One of my core conclusions from this, despite how much I have tried to defy this my entire career as a game developer, is that folks pretty much just want strategy games from me/us. This is not all I want to do! I want to make games where you shoot things, and games where you're a raptor, and all sorts of other things! I have varied interests and tastes, and I don't want to do one thing for the rest of my life.
That said, given the choice between leaving the industry and making strategy games, the choice there is freaking obvious. I absolutely love making games, despite the many negative sides to it. So that's what we'll do: we'll make you another strategy game.
Specifically, we'll go back to the game that is still our top seller, AI War: Fleet Command, and we're going to do a proper updated sequel. But at this point I can't afford to do half a year or a year of development "on spec" to then find out if you're interested or not. So we'll likely run a Kickstarter for this, as much as I've avoided Kickstarters and never wanted to do one. And if that doesn't work out in a way that feels financially safe, then there are some other options on the table, too.

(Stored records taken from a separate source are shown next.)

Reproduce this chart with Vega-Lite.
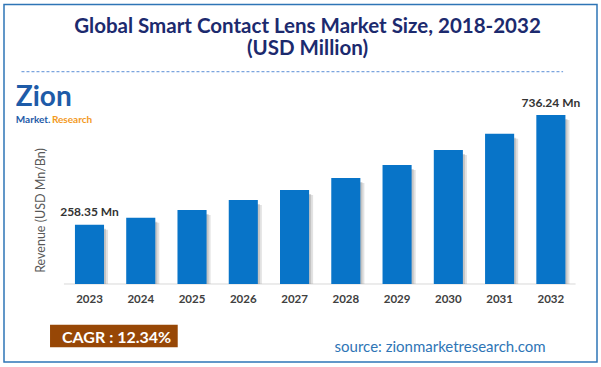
{
  "$schema": "https://vega.github.io/schema/vega-lite/v6.json",
  "autosize": {"type": "none"},
  "width": 593,
  "height": 357.5,
  "padding": {"left": 4, "top": 4.5, "right": 4, "bottom": 5},
  "background": "white",
  "config": {
    "view": {"stroke": "#2e75b6", "strokeWidth": 1.5, "fill": "white"},
    "font": "Lato"
  },
  "title": {
    "text": "Global Smart Contact Lens Market Size, 2018-2032",
    "subtitle": "(USD Million)",
    "anchor": "middle",
    "frame": "group",
    "dx": 7,
    "offset": -54.5,
    "font": "Lato",
    "fontSize": 20.5,
    "fontWeight": "bold",
    "color": "#1c2a6e",
    "subtitleFont": "Lato",
    "subtitleFontSize": 20.5,
    "subtitleFontWeight": "bold",
    "subtitleColor": "#1c2a6e",
    "subtitlePadding": 1.5
  },
  "data": {
    "values": [
      {"year": "2023", "value": 258.35, "label": "258.35 Mn"},
      {"year": "2024", "value": 289, "label": ""},
      {"year": "2025", "value": 322, "label": ""},
      {"year": "2026", "value": 366, "label": ""},
      {"year": "2027", "value": 410, "label": ""},
      {"year": "2028", "value": 462, "label": ""},
      {"year": "2029", "value": 519, "label": ""},
      {"year": "2030", "value": 584, "label": ""},
      {"year": "2031", "value": 655, "label": ""},
      {"year": "2032", "value": 736.24, "label": "736.24 Mn"}
    ]
  },
  "encoding": {
    "x": {
      "field": "year",
      "type": "nominal",
      "scale": {"type": "band", "paddingInner": 0.4325, "paddingOuter": 1.019, "align": 0.692, "round": false},
      "axis": {
        "title": null,
        "orient": "bottom",
        "offset": -78,
        "domain": false,
        "ticks": false,
        "tickSize": 0,
        "grid": false,
        "labelAngle": 0,
        "labelPadding": 15,
        "labelBaseline": "middle",
        "labelFont": "Lato",
        "labelFontSize": 11.5,
        "labelFontWeight": "bold",
        "labelColor": "#404040"
      }
    },
    "y": {
      "field": "value",
      "type": "quantitative",
      "scale": {"domain": [-339.9, 1217.9], "zero": false, "nice": false},
      "axis": {
        "title": "Revenue (USD Mn/Bn)",
        "labels": false,
        "ticks": false,
        "domain": false,
        "grid": false,
        "titleX": 36,
        "titleY": 205.5,
        "titleAngle": -90,
        "titleAlign": "center",
        "titleBaseline": "middle",
        "titleFont": "Lato",
        "titleFontSize": 12.5,
        "titleFontWeight": "normal",
        "titleColor": "#595959"
      }
    }
  },
  "layer": [
    {
      "transform": [{"filter": "datum.year == '2023'"}],
      "mark": {"type": "rule", "color": "#d9d9d9", "strokeWidth": 1},
      "encoding": {
        "x": {"datum": "2023", "type": "nominal", "bandPosition": -0.379},
        "x2": {"datum": "2032", "bandPosition": 1.35},
        "y": {"datum": 0, "type": "quantitative"}
      }
    },
    {
      "transform": [{"filter": "datum.year == '2023'"}],
      "mark": {"type": "rule", "color": "#5b8fd6", "strokeWidth": 1, "strokeDash": [3, 2]},
      "encoding": {
        "x": {"datum": "2023", "type": "nominal", "bandPosition": -1.838},
        "x2": {"datum": "2032", "bandPosition": 0.92},
        "y": {"datum": 925, "type": "quantitative"}
      }
    },
    {
      "mark": {"type": "bar", "color": "#8c8c8c", "opacity": 0.25, "xOffset": 4, "x2Offset": 4, "yOffset": 5},
      "encoding": {"y2": {"datum": 0}}
    },
    {
      "mark": {"type": "bar", "color": "#8c8c8c", "opacity": 0.35, "xOffset": 2, "x2Offset": 2, "yOffset": 4},
      "encoding": {"y2": {"datum": 0}}
    },
    {
      "mark": {"type": "bar", "color": "#0874c8"},
      "encoding": {"y2": {"datum": 0}}
    },
    {
      "transform": [{"filter": "datum.label != ''"}],
      "mark": {"type": "text", "font": "Lato", "fontSize": 12, "fontWeight": "bold", "color": "#333333", "baseline": "middle", "dy": -12.5},
      "encoding": {"text": {"field": "label"}}
    },
    {
      "transform": [{"filter": "datum.year == '2023'"}],
      "mark": {"type": "text", "text": "Zion", "font": "Lato", "fontSize": 28, "fontWeight": "bold", "color": "#1e5ba8", "align": "left", "baseline": "alphabetic"},
      "encoding": {
        "x": {"datum": "2023", "type": "nominal", "bandPosition": -2.034},
        "y": {"datum": 775.6, "type": "quantitative"}
      }
    },
    {
      "transform": [{"filter": "datum.year == '2023'"}],
      "mark": {"type": "text", "text": "Market.", "font": "Lato", "fontSize": 10, "fontWeight": "bold", "color": "#1e5ba8", "align": "left", "baseline": "alphabetic"},
      "encoding": {
        "x": {"datum": "2023", "type": "nominal", "bandPosition": -2.034},
        "y": {"datum": 701.5, "type": "quantitative"}
      }
    },
    {
      "transform": [{"filter": "datum.year == '2023'"}],
      "mark": {"type": "text", "text": "Research", "font": "Lato", "fontSize": 10, "fontWeight": "bold", "color": "#f39a1e", "align": "left", "baseline": "alphabetic"},
      "encoding": {
        "x": {"datum": "2023", "type": "nominal", "bandPosition": -0.793},
        "y": {"datum": 701.5, "type": "quantitative"}
      }
    },
    {
      "transform": [{"filter": "datum.year == '2023'"}],
      "mark": {"type": "point", "shape": "M-1,-0.177L1,-0.177L1,0.177L-1,0.177Z", "size": 16307, "filled": true, "color": "#974706", "opacity": 1, "strokeWidth": 0},
      "encoding": {
        "x": {"datum": "2023", "type": "nominal", "bandPosition": 1.338},
        "y": {"datum": -226.6, "type": "quantitative"}
      }
    },
    {
      "transform": [{"filter": "datum.year == '2023'"}],
      "mark": {"type": "text", "text": "CAGR :  12.34%", "font": "Lato", "fontSize": 16, "fontWeight": "bold", "color": "white", "align": "center", "baseline": "middle"},
      "encoding": {
        "x": {"datum": "2023", "type": "nominal", "bandPosition": 1.431},
        "y": {"datum": -235.3, "type": "quantitative"}
      }
    },
    {
      "transform": [{"filter": "datum.year == '2023'"}],
      "mark": {"type": "text", "text": "source: zionmarketresearch.com", "font": "Lato", "fontSize": 15, "fontWeight": "normal", "color": "#2e75b6", "align": "left", "baseline": "middle"},
      "encoding": {
        "x": {"datum": "2028", "type": "nominal", "bandPosition": 0.114},
        "y": {"datum": -274.5, "type": "quantitative"}
      }
    }
  ]
}
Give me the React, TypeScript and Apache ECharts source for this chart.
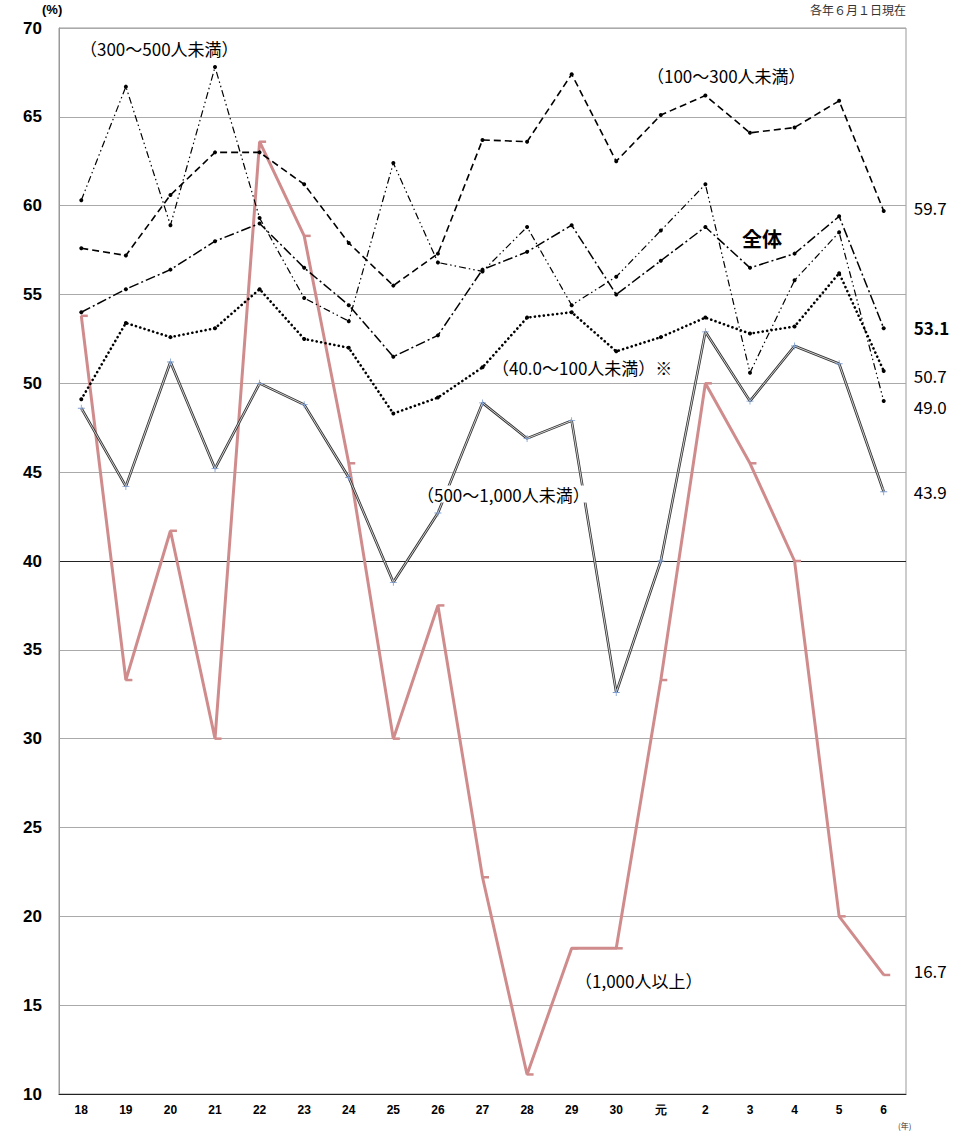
import React, { useEffect, useRef } from "react";
import * as echarts from "echarts";

// Survey years (Heisei 18 – Reiwa 6)
const years = ["18", "19", "20", "21", "22", "23", "24", "25", "26", "27", "28", "29", "30", "元", "2", "3", "4", "5", "6"];

// Share of companies (%) by company size
const total = [54.0, 55.3, 56.4, 58.0, 59.0, 56.5, 54.4, 51.5, 52.7, 56.4, 57.4, 58.9, 55.0, 56.9, 58.8, 56.5, 57.3, 59.4, 53.1];
const size100to300 = [57.6, 57.2, 60.6, 63.0, 63.0, 61.2, 57.9, 55.5, 57.3, 63.7, 63.6, 67.4, 62.5, 65.1, 66.2, 64.1, 64.4, 65.9, 59.7];
const size300to500 = [60.3, 66.7, 58.9, 67.8, 59.3, 54.8, 53.5, 62.4, 56.8, 56.3, 58.8, 54.4, 56.0, 58.6, 61.2, 50.6, 55.8, 58.5, 49.0];
const size40to100 = [49.1, 53.4, 52.6, 53.1, 55.3, 52.5, 52.0, 48.3, 49.2, 50.9, 53.7, 54.0, 51.8, 52.6, 53.7, 52.8, 53.2, 56.2, 50.7];
const size500to1000 = [48.6, 44.2, 51.2, 45.2, 50.0, 48.8, 44.7, 38.8, 42.7, 48.9, 46.9, 47.9, 32.6, 40.0, 52.9, 49.0, 52.1, 51.1, 43.9];
const size1000plus = [53.8, 33.3, 41.7, 30.0, 63.6, 58.3, 45.5, 30.0, 37.5, 22.2, 11.1, 18.2, 18.2, 33.3, 50.0, 45.5, 40.0, 20.0, 16.7];

const yTicks = [10, 15, 20, 25, 30, 35, 40, 45, 50, 55, 60, 65, 70];

const JP = '"Noto Sans CJK JP", "Noto Sans", sans-serif';
const NUM = '"Liberation Sans", Arial, sans-serif';

const endLabel = (dy: number, bold = false) => ({
  show: true,
  distance: 30,
  offset: [0, dy],
  formatter: (p: any) => Number(p.value).toFixed(1),
  fontFamily: JP,
  fontSize: 17,
  fontWeight: bold ? "bold" : "normal",
  color: "#000",
});

const seriesLabel = (text: string, x: number, y: number, bold = false, size = 17) => ({
  type: "text",
  x,
  y,
  z: 100,
  style: {
    text,
    fontFamily: JP,
    fontSize: size,
    fontWeight: bold ? "bold" : "normal",
    fill: "#000",
    backgroundColor: "#fff",
    verticalAlign: "middle",
  },
});

export default function App() {
  const ref = useRef<HTMLDivElement>(null);

  useEffect(() => {
    if (!ref.current) return;
    const chart = echarts.init(ref.current, null, { renderer: "svg" });

    const dot = { symbol: "circle", symbolSize: 4, itemStyle: { color: "#000" } };
    const plus = "path://M4.4,0h1.2v4.4h4.4v1.2h-4.4v4.4h-1.2v-4.4h-4.4v-1.2h4.4z";

    const gridColors = yTicks.map((v) => (v === 40 ? "#222" : "#aaa"));

    chart.setOption({
      animation: false,
      backgroundColor: "#fff",
      grid: { left: 59, right: 73, top: 28, bottom: 40, show: true, borderColor: "#999", borderWidth: 1 },
      xAxis: {
        type: "category",
        data: years,
        boundaryGap: true,
        axisLine: { lineStyle: { color: "#222", width: 1 } },
        axisTick: { show: false },
        axisLabel: { fontFamily: NUM, fontWeight: "bold", fontSize: 12, color: "#000", margin: 10 },
      },
      yAxis: {
        type: "value",
        min: 10,
        max: 70,
        interval: 5,
        axisLine: { show: true, lineStyle: { color: "#999" } },
        axisTick: { show: false },
        axisLabel: { fontFamily: NUM, fontWeight: "bold", fontSize: 17, color: "#000", margin: 17 },
        splitLine: { lineStyle: { color: gridColors, width: 1 } },
      },
      graphic: [
        { type: "text", x: 42, y: 9, z: 100, style: { text: "(%)", fontFamily: NUM, fontWeight: "bold", fontSize: 13, fill: "#000", verticalAlign: "middle" } },
        { type: "text", x: 906, y: 9, z: 100, style: { text: "各年６月１日現在", fontFamily: JP, fontSize: 12, fill: "#333", align: "right", verticalAlign: "middle" } },
        { type: "text", x: 898, y: 1125, z: 100, style: { text: "(年)", fontFamily: JP, fontSize: 8, fill: "#333", verticalAlign: "middle" } },
        seriesLabel("（300～500人未満）", 80, 48),
        seriesLabel("（100～300人未満）", 647, 75),
        seriesLabel("全体", 742, 238, true, 20),
        seriesLabel("（40.0～100人未満）※", 492, 367),
        seriesLabel("（500～1,000人未満）", 417, 494),
        seriesLabel("（1,000人以上）", 575, 980),
      ],
      series: [
        {
          name: "1,000人以上",
          type: "line",
          data: size1000plus,
          z: 2,
          symbol: "rect",
          symbolSize: [7, 2.5],
          symbolOffset: [3, 0],
          itemStyle: { color: "#d08c8c" },
          lineStyle: { color: "#d08c8c", width: 3 },
          endLabel: endLabel(-4),
        },
        {
          name: "500～1,000人未満",
          type: "line",
          data: size500to1000,
          z: 3,
          symbol: "none",
          lineStyle: { color: "#333", width: 2.6 },
          endLabel: endLabel(0),
        },
        {
          name: "500～1,000人未満(inner)",
          type: "line",
          data: size500to1000,
          z: 4,
          silent: true,
          symbol: "none",
          lineStyle: { color: "#e4e4e4", width: 0.9 },
        },
        {
          name: "500～1,000人未満(marks)",
          type: "line",
          data: size500to1000,
          z: 5,
          symbol: plus,
          symbolSize: 7,
          itemStyle: { color: "#7f9fd2" },
          lineStyle: { opacity: 0 },
        },
        {
          name: "40.0～100人未満",
          type: "line",
          data: size40to100,
          z: 6,
          ...dot,
          lineStyle: { color: "#000", width: 2.6, type: [0.1, 4.4], cap: "round" },
          endLabel: endLabel(5),
        },
        {
          name: "300～500人未満",
          type: "line",
          data: size300to500,
          z: 6,
          ...dot,
          lineStyle: { color: "#000", width: 1.2, type: [7, 3, 1.5, 3, 1.5, 3] },
          endLabel: endLabel(5),
        },
        {
          name: "100～300人未満",
          type: "line",
          data: size100to300,
          z: 7,
          ...dot,
          lineStyle: { color: "#000", width: 1.6, type: [7, 4] },
          endLabel: endLabel(-3),
        },
        {
          name: "全体",
          type: "line",
          data: total,
          z: 8,
          ...dot,
          lineStyle: { color: "#000", width: 1.5, type: [10, 3, 2, 3] },
          endLabel: endLabel(-1, true),
        },
      ],
    });

    return () => chart.dispose();
  }, []);

  return (
    <div
      ref={ref}
      style={{ position: "absolute", left: 0, top: 0, width: 979, height: 1134, background: "#fff" }}
    />
  );
}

At any rate, people have been clamoring for this for years: an AI War sequel with a better UI, better performance, better networking, better graphics, moddability, and so on. We're now in a position where we know how to do all those things, and goodness knows we know how to make AI War better than we know how to make anything else under the sun. That's our freaking bread and butter right there.
I suppose there will be some people who are thinking "yay, end of the stupid raptor game, and we get the AI War sequel that has been quietly talked about for a year or so now!" And if that's how you feel, fine. But you were going to get that anyway, and I just wish that I also got to make this raptor game to go along with it.
Be Wary Of Knee-Jerk Reactions
It's very tempting for me to blame the state of the market, or whatever other external forces. Really it was a combination of things. So I have to be pretty careful of not giving in to negative emotions on my side.
On the other end, as an outside observer I hope that you also look at this for what it really is, and not the knee-jerk reaction that you might have. I am the Anti-Sean (cough). I will treat you fairly, communicate clearly and often, release frequent substantial updates (just look at our history), and try to over-deliver. This is what you want.
In an ideal world nobody ever makes a mistake. In the actual world, we have to think about how we want people to behave when mistakes inevitably do happen. I am sorry this had to happen, though. I wish it would magically change, but we're well past that point I think. I want to take a moment to thank everyone that did support the project, though -- it really meant a heck of a lot to me.